Des immigrants aux réfugiés

         

    J'ai eu, pour délaisser ce blog (italiques, et sic...) de bonnes raisons – mon mépris pour internet, ce féroce outil d'asservissement et d'abrutissement, mon dégoût pour la lecture de fichiers informatiques ( et ce que j'offre ici pour votre lecture, ô lecteurs ô lectrices, est, par une fâcheuse coïncidence, un fichier informatique, mais que dire des superbes et étranges contradictions de l'âme humaine?...)  -- et de mauvaises raisons, mon hédoniste paresse, un assez bien fondé nihilisme, et le fait qu'il ne se produit rien dans le vaste monde qui présente le moindre intérêt, non parce qu'il n'arriverait rien qui ne pût susciter une analyse sociologique mettant au jour certains mécanismes ou plus simplement provoquer des glapissements de colère, mais parce que tout ce qui aujourd'hui arrive est déjà hier arrivé (et, bis repetita non placent).
   Quoique, pour être plus exact, ce que fournit l'information, que je glane de préférence dans des gazettes exotiques, en évènements (spectaculaires, scandaleux, bien tristes) n'est que la continuation logique de ce que nous avons déjà vu mais, puisque les actions humaines sont cumulatives, tout est chaque jour un peu plus gros, un peu plus effrayant, ou désolant, pour le dire vulgairement, c'est toujours la même chose, seulement à chaque fois en un peu pire.
   Quoi de moins neuf que la manipulation du langage, dont nous pouvons trouver à tout instant de remarquables exemples?
   Notre vocabulaire s'enrichit jadis, essentiellement au temps du peuplement de masse des Etat-Unis, des immigrants, ces hommes qui  quittaient leur pays natal pour tenter d'arriver en de plus vertes prairies.
   Puis nous eûmes les immigrés  --les mêmes, mais arrivés, et installés.
   Ces immigrés s'intallérent non seulement dans nos banlieues mais aussi dans notre langue durant quelques décennies, ils en furent il y a peu chassé par les migrants; privés de l' im, ceux-ci sont en même temps privés de toute résidence, ils ne sont plus que des passants toujours en mouvement, des sortes de touristes, mais qui se refuseraient à l'achat d'un billet de retour.
   Est-ce parce qu'il y a quelque chose de barbare dans la consonnance du migrant (et dans la substantivisation d'un participe présent, mais nous avons rejeté purisme, et bon langage) ? Le migrant fut bientôt détrôné au profit du réfugié, qui occupe désormais le haut de l'affiche politico-médiatique.
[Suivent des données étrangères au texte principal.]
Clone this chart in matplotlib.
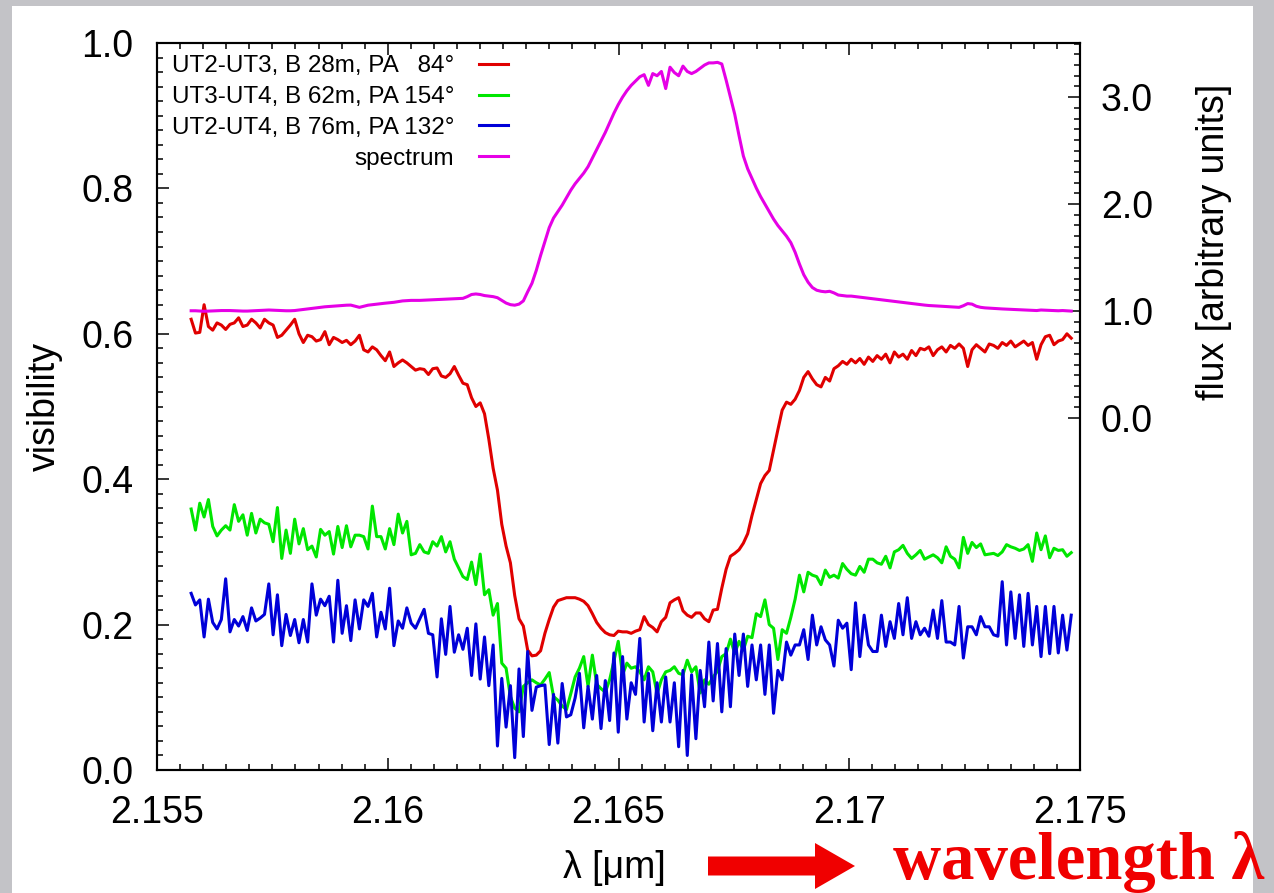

   Pour s'enthousiasmer en faveur de l'immigré, et de l'éphémère migrant, le célèbrer, le vouloir couvrir de tous les bienfaits, il faut être mû par des raisons idéologiques (de même que pour le honnir il faut être empli de préjugés), il est donc difficile que l'unanimité se fasse en sa faveur (ou d'ailleurs contre lui, et je remets à des jours meilleurs l'exposé de ma conviction que le préjugè fonde toute idéologie)  -- mais le réfugié!
   Le réfugié est un individu qui quémande un refuge car il a été chassé de son foyer par d'abominables malheurs dont sont responsables des méchants et dont il est absolument innocent, il est donc, par nature et par essence, un malheureux  --et qui oserait refuser sa pitié (et l'argent de ses voisins) à un malheureux, son (ou ses) épouse(s), et leur attendrissante progéniture?
   L'invention du réfugié a pour fin d'éliminer la raison au profit de l'émotion, seul moteur des réactions de nos contemporains.
   Lesquels, ne cessant d'être émus (bouleversés, indignés, etc.), peuvent aussi être prompts à abandonner demain ce qui hier faisait saigner leur petit cœur.